Submission guidelines as follows:

  • Submit to CUHumanitiesconference@gmail.com
  • Submission should have a cover page with Name, School, academic year, phone and email, There should be no identification within the paper as the judging is blind
  • Academic Papers any subject as long as it relates to theme – if in doubt still submit should be between 5-15 pages
  • Fiction and Poetry Pieces Limited to 10 pages no minimum
  • Videos and Art pieces can be in any format, videos limited to 15 minutes
  • Student retains all rights to work

Deadline for Submission is Feb 22, 2008
Conference where work will be presented will take place on March 8, 2008

April 6 – 20, 2008
Shakespeare Oratorio Society presents four performances of “Richard III.”

Wednesday, April 9, 2008
Joint Colloquium with the Department of Germanic and Slavic Languages and Literature
Dr. Konstantin Bogdanov of the University of Constance (Germany) & Institute of Russian Literature, Russian Academy of Science (St. Petersburg) will give a talk entitled “How to Write (Russian) History? Putin, the Annales School, and the Intimization of History.” Dr. Bogdanov will compare the cultural rhetoric displayed in present discussions about how Soviet history should be presented in new textbooks with the concept of ideal history as exemplified by Lucien Febvre of the French school of Annales. The discussion on postSoviet history textbooks is closely connected with the ongoing process of the “restoration of national pride” launched by Putin’s cultural politics. Refreshments will be served.

Thursday April 10, 2008
Prof. J. Gordon Finlayson, of the University of Sussex will give a lecture entitled “The Ethnics of Resistance and the Problem of Noramative Foundations: Adorno and Habermas.” Professor Finlayson is Senior Lecturer in Philsophy at the University of Sussex and is the author of numerous articles on topics including Kant, Hegel, Adorno, Habermas and contemporary politics in Germany, as well as the highly acclaimed Habermas: A Very Short Introduction (Oxford, 2005). He is currently completing a book-length study of Habermas’ discourse ethics. This lecture is co-sponsored with the Department of Germanic and Slavic Languages and Literature.

Friday, April 11-12, 2008
Symposium on the History and Representation of Spanish Science

Thomas F. Glick (Boston University): “‘All over but the shouting’: Science and Civil Discourse in Spain, 1898 – 1945.”
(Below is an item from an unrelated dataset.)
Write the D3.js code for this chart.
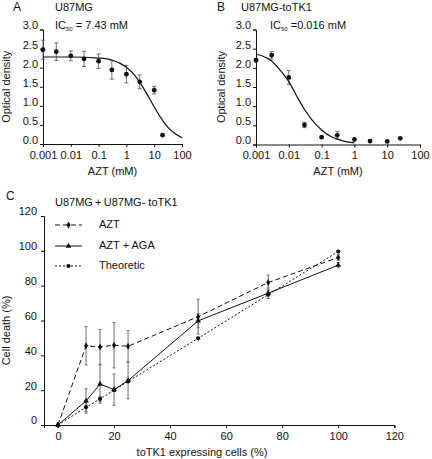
<!DOCTYPE html>
<html><head><meta charset="utf-8">
<script src="https://cdn.jsdelivr.net/npm/d3@7"></script>
<style>body{margin:0;background:#fff}svg{display:block;font-family:"Liberation Sans",Arial,sans-serif}</style>
</head><body><svg id="c" width="432" height="459"></svg>
<script>
// ---- Panel A data (U87MG) ----
const concA = [0.001, 0.003, 0.01, 0.03, 0.1, 0.3, 1, 3, 10, 20];
const odA = [2.47, 2.42, 2.31, 2.23, 2.17, 1.94, 1.83, 1.63, 1.41, 0.23];
const errA = [0.25, 0.23, 0.13, 0.2, 0.19, 0.24, 0.23, 0.18, 0.1, 0];
const fitXA = [0.001, 0.01, 0.1, 0.3, 1, 2, 3, 5, 7.43, 10, 20, 30, 50, 100];
const fitYA = [2.28, 2.28, 2.25, 2.2, 2.01, 1.8, 1.62, 1.36, 1.14, 0.97, 0.62, 0.45, 0.3, 0.16];
// ---- Panel B data (U87MG-toTK1) ----
const concB = [0.001, 0.003, 0.01, 0.03, 0.1, 0.3, 1, 3, 10, 25];
const odB = [2.2, 2.33, 1.75, 0.51, 0.19, 0.24, 0.13, 0.09, 0.08, 0.16];
const errB = [0.05, 0.1, 0.18, 0.07, 0, 0.1, 0, 0.04, 0, 0];
const fitXB = [0.001, 0.002, 0.003, 0.005, 0.01, 0.02, 0.03, 0.05, 0.1, 0.2, 0.3, 0.5, 1];
const fitYB = [2.36, 2.27, 2.18, 1.98, 1.64, 1.17, 0.92, 0.65, 0.38, 0.2, 0.14, 0.08, 0.04];
const logTickLabels = ["0.001", "0.01", "0.1", "1", "10", "100"];
const odTicks = [0, 0.5, 1, 1.5, 2, 2.5, 3];
// ---- Panel C data ----
const pctCells = [0, 10, 15, 20, 25, 50, 75, 100];
const deathAZT = [0, 45.5, 44.8, 45.8, 45.2, 62.2, 81.8, 96.2];
const errAZT = [0, 11, 10, 13, 9, 10, 4.3, 1.5];
const deathAGA = [0, 13.8, 23.5, 20.3, 25.5, 59.8, 75.7, 91.8];
const errAGA = [0, 7, 11, 9, 10.5, 4, 3, 1.5];
const deathTheo = [0, 10.2, 15, 20, 25, 49.8, 74.8, 99.6];
const errTheo = [0, 2.5, 1.5, 0, 0, 0, 0, 0];
const cXTicks = [0, 20, 40, 60, 80, 100, 120];
const cYTicks = [0, 20, 40, 60, 80, 100, 120];
const seriesNames = ["AZT", "AZT + AGA", "Theoretic"];

const svg = d3.select("#c");
const FS = 11;
const errCol = "#6e6e6e";

function text(x, y, t, opts = {}) {
  return svg.append("text").attr("x", x).attr("y", y).text(t)
    .attr("font-size", opts.size || FS).attr("fill", "#111")
    .attr("text-anchor", opts.anchor || "start")
    .attr("dominant-baseline", "middle");
}

function doseePanel(o) {
  const x = d3.scaleLog().domain([0.001, 100]).range([o.x0, o.x1]);
  const y = d3.scaleLinear().domain([0, 3]).range([o.y0, o.y1]);
  const g = svg.append("g");
  const xa = g.append("g").attr("transform", `translate(0,${o.y0})`)
    .call(d3.axisBottom(x).tickValues([0.001, 0.01, 0.1, 1, 10, 100])
      .tickFormat((d, i) => logTickLabels[i]).tickSizeOuter(0).tickSize(3).tickPadding(4));
  const ya = g.append("g").attr("transform", `translate(${o.x0},0)`)
    .call(d3.axisLeft(y).tickValues(odTicks).tickFormat(d3.format(".1f")).tickSizeOuter(0).tickSize(3).tickPadding(2));
  [xa, ya].forEach(a => {
    a.selectAll("text").attr("font-size", FS).attr("font-family", "Liberation Sans, Arial, sans-serif").attr("fill", "#111");
    a.select(".domain").attr("stroke", "#111");
    a.selectAll("line").attr("stroke", "#111");
  });
  ya.selectAll("text").attr("dy", "-0.05em");
  // error bars
  const eg = g.append("g").attr("stroke", errCol).attr("stroke-width", 1);
  o.conc.forEach((c, i) => {
    if (!o.err[i]) return;
    const cx = x(c), t = y(o.od[i] + o.err[i]), b = y(Math.max(0, o.od[i] - o.err[i]));
    eg.append("line").attr("x1", cx).attr("x2", cx).attr("y1", t).attr("y2", b);
    eg.append("line").attr("x1", cx - 2).attr("x2", cx + 2).attr("y1", t).attr("y2", t);
    eg.append("line").attr("x1", cx - 2).attr("x2", cx + 2).attr("y1", b).attr("y2", b);
  });
  // fitted curve
  g.append("path").datum(o.fx.map((v, i) => [v, o.fy[i]]))
    .attr("d", d3.line().x(d => x(d[0])).y(d => y(d[1])).curve(d3.curveMonotoneX))
    .attr("fill", "none").attr("stroke", "#111").attr("stroke-width", 1.2);
  g.selectAll("circle.pt").data(o.conc).join("circle")
    .attr("cx", d => x(d)).attr("cy", (d, i) => y(o.od[i])).attr("r", 2.4).attr("fill", "#111");
  // labels
  text(o.letterX, 8, o.letter, { size: 12 });
  text(o.titleX, 8, o.title);
  const ic = svg.append("text").attr("x", o.icX).attr("y", 26).attr("font-size", FS).attr("fill", "#111")
    .attr("dominant-baseline", "middle");
  ic.append("tspan").text("IC");
  ic.append("tspan").text("50").attr("font-size", 6).attr("dy", 3);
  ic.append("tspan").text(o.ic).attr("dy", -3);
  text((o.x0 + o.x1) / 2, 172, "AZT (mM)", { anchor: "middle" });
  svg.append("text").attr("transform", `translate(${o.ylabX},${(o.y0 + o.y1) / 2}) rotate(-90)`)
    .attr("text-anchor", "middle").attr("dominant-baseline", "middle").attr("font-size", FS).attr("fill", "#111")
    .text("Optical density");
}

doseePanel({ x0: 43, x1: 182, y0: 144, y1: 29.5, conc: concA, od: odA, err: errA, fx: fitXA, fy: fitYA,
  letter: "A", letterX: 13, title: "U87MG", titleX: 55, icX: 55, ic: " = 7.43 mM", ylabX: 7 });
doseePanel({ x0: 256, x1: 420, y0: 144.5, y1: 29.5, conc: concB, od: odB, err: errB, fx: fitXB, fy: fitYB,
  letter: "B", letterX: 217, title: "U87MG-toTK1", titleX: 241, icX: 270, ic: " =0.016 mM", ylabX: 222 });

// ---- Panel C ----
const xC = d3.scaleLinear().domain([-5, 120]).range([44, 394.3]);
const yC = d3.scaleLinear().domain([0, 120]).range([425, 216]);
const gc = svg.append("g");
const xac = gc.append("g").attr("transform", `translate(0,${yC(0)})`)
  .call(d3.axisBottom(xC).tickValues(cXTicks).tickSizeOuter(0).tickSize(3).tickPadding(4));
const yac = gc.append("g").attr("transform", `translate(${xC(-5)},0)`)
  .call(d3.axisLeft(yC).tickValues(cYTicks).tickSizeOuter(0).tickSize(3).tickPadding(4));
[xac, yac].forEach(a => {
  a.selectAll("text").attr("font-size", FS).attr("font-family", "Liberation Sans, Arial, sans-serif").attr("fill", "#111");
  a.select(".domain").attr("stroke", "#111");
  a.selectAll("line").attr("stroke", "#111");
});
yac.selectAll("text").attr("dy", "-0.1em");

const series = [
  { vals: deathAZT, err: errAZT, dash: "5,3", mark: d3.symbolDiamond, size: 14 },
  { vals: deathAGA, err: errAGA, dash: null, mark: d3.symbolTriangle, size: 14 },
  { vals: deathTheo, err: errTheo, dash: "2,2", mark: d3.symbolCircle, size: 14 }
];
const ebg = gc.append("g").attr("stroke", errCol).attr("stroke-width", 1);
series.forEach(s => {
  pctCells.forEach((p, i) => {
    if (!s.err[i]) return;
    const cx = xC(p), t = yC(s.vals[i] + s.err[i]), b = yC(s.vals[i] - s.err[i]);
    ebg.append("line").attr("x1", cx).attr("x2", cx).attr("y1", t).attr("y2", b);
    ebg.append("line").attr("x1", cx - 1.5).attr("x2", cx + 1.5).attr("y1", t).attr("y2", t);
    ebg.append("line").attr("x1", cx - 1.5).attr("x2", cx + 1.5).attr("y1", b).attr("y2", b);
  });
});
series.forEach(s => {
  gc.append("path").datum(pctCells.map((p, i) => [p, s.vals[i]]))
    .attr("d", d3.line().x(d => xC(d[0])).y(d => yC(d[1])))
    .attr("fill", "none").attr("stroke", "#111").attr("stroke-width", 1)
    .attr("stroke-dasharray", s.dash);
  gc.selectAll(null).data(pctCells).join("path")
    .attr("transform", (d, i) => `translate(${xC(d)},${yC(s.vals[i])})`)
    .attr("d", d3.symbol().type(s.mark).size(s.size)).attr("fill", "#111");
});
// legend
const legY = [225, 246, 266];
series.forEach((s, i) => {
  gc.append("line").attr("x1", 55).attr("x2", 82).attr("y1", legY[i]).attr("y2", legY[i])
    .attr("stroke", "#111").attr("stroke-width", 1).attr("stroke-dasharray", s.dash);
  gc.append("path").attr("transform", `translate(68.5,${legY[i]})`)
    .attr("d", d3.symbol().type(s.mark).size(s.size)).attr("fill", "#111");
  text(99, legY[i], seriesNames[i]);
});
text(6, 197, "C", { size: 12 });
text(55, 203, "U87MG\u2009+\u2009U87MG- toTK1");
text(202, 453, "toTK1 expressing cells (%)", { anchor: "middle" });
svg.append("text").attr("transform", `translate(7,${(yC(0) + yC(120)) / 2 + 10}) rotate(-90)`)
  .attr("text-anchor", "middle").attr("dominant-baseline", "middle").attr("font-size", FS).attr("fill", "#111")
  .text("Cell death (%)");
</script></body></html>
Andrés Prieto (University of Colorado, Boulder) “Neither Fish nor Fowl: Memory and Taxonomy in Gonzalo Fernández de Oviedo’s Sumario de la natural historia.”

Silvia Arroyo (University of Colorado, Boulder) “La disección el fantasma de las anatomias: estratgias retóricas de legimación en el discurso médico del Renacimento peninsular.”

Maria Luz López Terrada, (CISC, Spain) “El Control del ejercicio médico en la Monarquia Hispánica (Siglos XVI Y XVII).”

William Eamon (New Mexico State University) “The Black Legend and the History of Early Modern Spanish Science.”

John Slater (University of Colorado, Boulder) “Momentary Monuments: Literature, Natural History, and the Politics of Dissemination.”

Dale Pratt (Brigham Young University) “The Minds in the Caves: Early Human Subjectivities in Spanish Literature and Science.”

April 22, 2008
Lecture by: Professor Patrick Greaney, Department of Germanic and Slavic Languages and Literatures and Department of Comparative Literature and Humanities, University of Colorado at Boulder.
Title: “Inciting Citation: Commodity Language in Marx, Baudelaire, and Debord.”